Have you ever read them some of the “darker” William Steig stories, like The Amazing Bone or Sylvester and the Magic Pebble? I was like pushing back tears the first time I read Sylvester to my son (the parents have to cope with losing a child!) and Bone is a frightening account of child abduction. There’s a sweetness to them that couches the terror – I don’t know that children think they’re sad, but they are fascinated.
Love both of those tales—and never really thought of them as “dark,’ but a case can certainly be made for it—It’s been a while since I’ve read them. They both have happy endings, don’t they? Now you’ve sent me off to read them again in search of their darkness.
The original in Cincerella said of each of the stepsisters: “und als der Fuß zu groß war, biss sie die Zähne zusammen, schnitt ein großes Stück von den Zehen ab”…
i.e. since the stepsister’s foot was too big, she bit off big pieces of her toes… later blood was spotted on the slipper
Also in the the Princess and the Frog (der Froschkönig) there is no kissing of the frog by the princess but “Sie warf den Frosch an die Wand.” She didn’t kiss the frog, but she threw the Frog on the wall.

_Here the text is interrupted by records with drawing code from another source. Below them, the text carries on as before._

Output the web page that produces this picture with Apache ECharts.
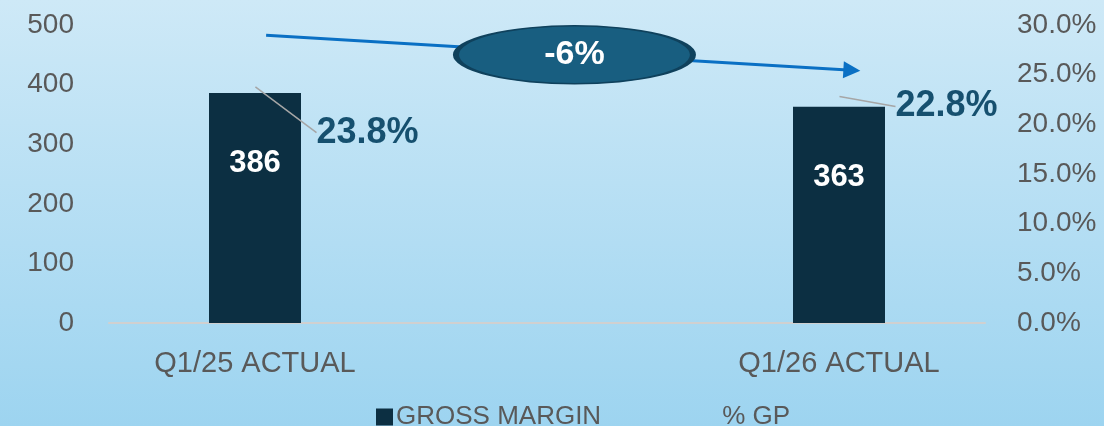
<!DOCTYPE html>
<html>
<head>
<meta charset="utf-8">
<style>
  html, body { margin: 0; padding: 0; }
  #main { width: 1104px; height: 426px; }
</style>
<script src="https://cdn.jsdelivr.net/npm/echarts@6/dist/echarts.min.js"></script>
</head>
<body>
<div id="main"></div>
<script>
var categories = ['Q1/25 ACTUAL', 'Q1/26 ACTUAL'];
var grossMargin = [386, 363];
var gpPercent = [23.8, 22.8];
var leftTicks = [0, 500, 100];
var rightTicks = [0, 30, 5];

var change = Math.round((grossMargin[1] - grossMargin[0]) / grossMargin[0] * 100);

var textGray = '#595959';
var font = "'Liberation Sans', Arial, sans-serif";

var myChart = echarts.init(document.getElementById('main'));

var option = {
    backgroundColor: new echarts.graphic.LinearGradient(0, 0, 0, 1, [
        { offset: 0, color: '#cee9f7' },
        { offset: 1, color: '#9dd4f0' }
    ]),
    textStyle: { fontFamily: font },
    animation: false,
    grid: { left: 109, right: 119, top: 25, bottom: 103 },
    legend: {
        top: 399,
        left: 371,
        itemGap: 100,
        itemWidth: 17,
        itemHeight: 17,
        textStyle: { color: textGray, fontSize: 26, fontFamily: font, padding: [0, 0, 0, -2] },
        data: [
            { name: 'GROSS MARGIN', icon: 'rect' },
            { name: '% GP' }
        ]
    },
    xAxis: {
        type: 'value',
        min: -0.25,
        max: 1.25,
        interval: 0.25,
        splitLine: { show: false },
        axisTick: { show: false },
        axisLine: { show: true, onZero: false, lineStyle: { color: '#d0d0d0', width: 2 } },
        axisLabel: {
            color: textGray,
            fontSize: 29,
            margin: 26,
            showMinLabel: true,
            showMaxLabel: true,
            formatter: function (v) {
                var i = Math.round(v);
                return (Math.abs(v - i) < 1e-6 && categories[i]) ? categories[i] : '';
            }
        }
    },
    yAxis: [
        {
            type: 'value',
            min: leftTicks[0],
            max: leftTicks[1],
            interval: leftTicks[2],
            splitLine: { show: false },
            axisLine: { show: false },
            axisTick: { show: false },
            axisLabel: { color: textGray, fontSize: 28, margin: 35 }
        },
        {
            type: 'value',
            min: rightTicks[0],
            max: rightTicks[1],
            interval: rightTicks[2],
            splitLine: { show: false },
            axisLine: { show: false },
            axisTick: { show: false },
            axisLabel: {
                color: textGray, fontSize: 28, margin: 32,
                formatter: function (v) { return v.toFixed(1) + '%'; }
            }
        }
    ],
    series: [
        {
            name: 'GROSS MARGIN',
            type: 'bar',
            barWidth: 92,
            data: grossMargin.map(function (v, i) { return [i, v]; }),
            itemStyle: { color: '#0c2f42' },
            label: {
                show: true,
                position: 'insideTop',
                distance: 55,
                color: '#ffffff',
                fontSize: 31,
                fontWeight: 'bold',
                formatter: function (p) { return p.value[1]; }
            },
            markLine: {
                silent: true,
                symbol: ['none', 'triangle'],
                symbolSize: [17, 17],
                label: { show: false },
                lineStyle: { color: '#0a70c4', width: 3, type: 'solid' },
                data: [[
                    { coord: [0.019, 483] },
                    { coord: [1.022, 424] }
                ]]
            },
            markPoint: {
                silent: true,
                symbol: 'circle',
                symbolSize: [237, 58],
                itemStyle: { color: '#185e80', borderColor: '#0f415c', borderWidth: 3 },
                label: {
                    show: true,
                    color: '#ffffff',
                    fontSize: 34,
                    fontWeight: 'bold',
                    formatter: change + '%'
                },
                data: [{ coord: [0.547, 450] }]
            }
        },
        {
            name: '% GP',
            type: 'line',
            yAxisIndex: 1,
            symbol: 'circle',
            symbolSize: 1,
            itemStyle: { color: 'rgba(0,0,0,0)' },
            lineStyle: { opacity: 0 },
            data: gpPercent.map(function (v, i) { return [i, v]; }),
            label: {
                show: true,
                position: 'right',
                distance: 0,
                color: '#16506f',
                fontSize: 36,
                fontWeight: 'bold',
                formatter: function (p) { return p.value[1].toFixed(1) + '%'; }
            },
            labelLine: {
                show: true,
                lineStyle: { color: '#a6a6a6', width: 1.5 }
            },
            labelLayout: function (p) {
                return p.dataIndex === 0 ? { dx: 61, dy: 46 } : { dx: 56, dy: 10 };
            }
        }
    ]
};

myChart.setOption(option);
</script>
</body>
</html>
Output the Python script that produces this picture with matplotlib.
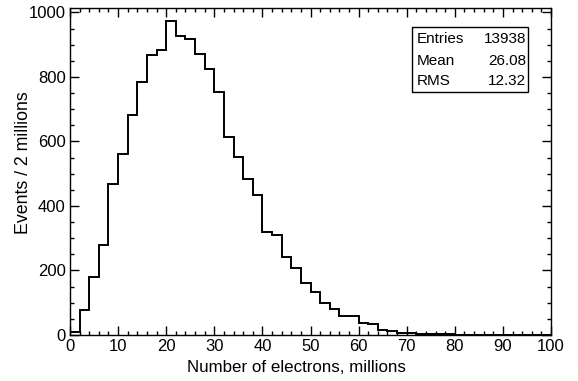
import numpy as np
import matplotlib
matplotlib.use("Agg")
import matplotlib.pyplot as plt
from matplotlib.patches import Rectangle
from matplotlib.ticker import MultipleLocator

plt.rcParams['font.family'] = ['Liberation Sans', 'DejaVu Sans']

bin_edges = np.arange(0, 102, 2)
counts = [10, 77, 181, 278, 467, 561, 683, 784, 867, 883,
          974, 926, 917, 871, 824, 754, 614, 553, 483, 435,
          319, 311, 242, 207, 161, 132, 98, 80, 58, 58,
          38, 33, 17, 13, 7, 7, 4, 3, 2, 2,
          1, 1, 1, 1, 0, 0, 0, 0, 0, 0]

stats_names = ["Entries", "Mean", "RMS"]
stats_values = ["13938", "26.08", "12.32"]

W, H = 578, 381
fig = plt.figure(figsize=(W / 100, H / 100), dpi=100)
ax = fig.add_axes([70 / W, 1 - 335 / H, 481 / W, (335 - 8.3) / H])

ax.stairs(counts, bin_edges, baseline=0, fill=False, color='black', linewidth=1.4)

ax.set_xlim(0, 100)
ax.set_ylim(0, 1013)
ax.xaxis.set_major_locator(MultipleLocator(10))
ax.xaxis.set_minor_locator(MultipleLocator(2))
ax.yaxis.set_major_locator(MultipleLocator(200))
ax.yaxis.set_minor_locator(MultipleLocator(50))
ax.tick_params(which='both', direction='in', top=True, right=True, width=1.0)
ax.tick_params(which='major', length=6.5, labelsize=12, pad=3)
ax.tick_params(which='minor', length=3.2)
for s in ax.spines.values():
    s.set_linewidth(1.0)

fig.text(406 / W, 1 - 368 / H, "Number of electrons, millions", ha='right', va='center', fontsize=12.2)
fig.text(24 / W, 1 - 163 / H, "Events / 2 millions", ha='center', va='center', rotation=90, fontsize=12.8)

# stat box
bx0, bx1, by_top, by_bot = 412, 528, 26.7, 92
fig.patches.append(Rectangle((bx0 / W, 1 - by_bot / H), (bx1 - bx0) / W, (by_bot - by_top) / H,
                             transform=fig.transFigure, fill=True, facecolor='white',
                             edgecolor='black', linewidth=1.0, zorder=5))
rows_y = [39, 61, 81]
for name, val, yy in zip(stats_names, stats_values, rows_y):
    fig.text(417 / W, 1 - yy / H, name, ha='left', va='center', fontsize=11, zorder=6)
    fig.text(526 / W, 1 - yy / H, val, ha='right', va='center', fontsize=11, zorder=6)

fig.savefig("out.png", dpi=100, facecolor='white')
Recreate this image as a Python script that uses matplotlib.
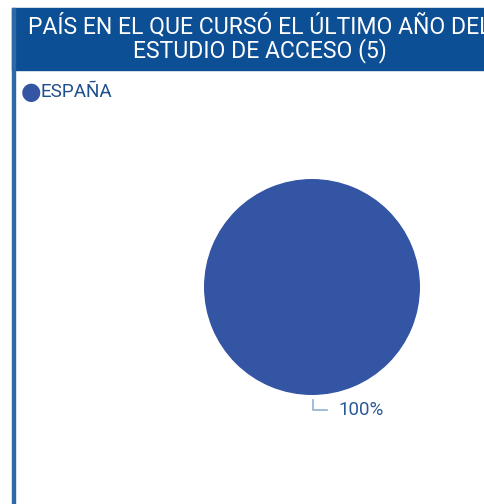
import matplotlib.pyplot as plt
from matplotlib.patches import Rectangle

# Chart data
categories = ["ESPAÑA"]
values = [100]
pct_labels = ["100%"]
title = "PAÍS EN EL QUE CURSÓ EL ÚLTIMO AÑO DEL\nESTUDIO DE ACCESO (5)"

W, H = 484, 504
fig = plt.figure(figsize=(W / 100, H / 100), dpi=100)

# header band and left border
fig.patches.append(Rectangle((12 / W, (H - 70) / H), 1, 62 / H,
                             transform=fig.transFigure, color="#0d4f94", zorder=0))
fig.patches.append(Rectangle((12 / W, 0), 3 / W, (H - 8) / H,
                             transform=fig.transFigure, color="#2d69a8", zorder=1))
fig.text(260 / W, (H - 38) / H, title, color="white", fontsize=16.6,
         family="Roboto", ha="center", va="center", linespacing=0.98)

# legend
fig.text(31 / W, (H - 92) / H, "●", color="#3455a4", fontsize=17,
         ha="center", va="center", family="DejaVu Sans")
fig.text(41 / W, (H - 92) / H, categories[0], color="#1f4f8f", fontsize=13.6,
         family="Roboto", ha="left", va="center")

# pie
cx, cy, r = 312, 287, 108
ax = fig.add_axes([(cx - r) / W, (H - cy - r) / H, 2 * r / W, 2 * r / H])
ax.pie(values, colors=["#3455a4"], startangle=90, radius=1)
ax.set_xlim(-1, 1)
ax.set_ylim(-1, 1)
ax.set_aspect("equal")
ax.axis("off")

# leader line and label
ax.plot([0.01, 0.01, 0.14], [-1.05, -1.14, -1.14], color="#8fb0d2", lw=1.2,
        clip_on=False)
ax.text(0.245, -1.14, pct_labels[0], color="#2a5a98", fontsize=13.5,
        family="Roboto", ha="left", va="center", clip_on=False)

fig.savefig("out.png", dpi=100)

I agree with the above, let’s keep it colorful, easier if it is far away and long ago. Van ( Stephanie’s father-in-law)
Thanks for the comment! I’ve read the frog against the wall version, but _biting the toes off_?! I’m sure there’s a word in German for the horror of self cannibalism… maybe autocannibalism? Probably a word in English too but I’m too chicken to look it up:)
I recently saw the movie version of “Into the Woods.” It presents the Cinderella story as Van describes above. Definitely a fairy tale for grownups.
Stephanie, this is fascinating. Love the comparison to folk art, which is fueled by a desire to communicate a worldview. And as with folk art, I believe that stories live in their details. Not violence for sake of violence, but violence as metaphor for what happens to the human psyche when we come up against cultural limitations – that should stay in the story, so far as I’m concerned. Well done!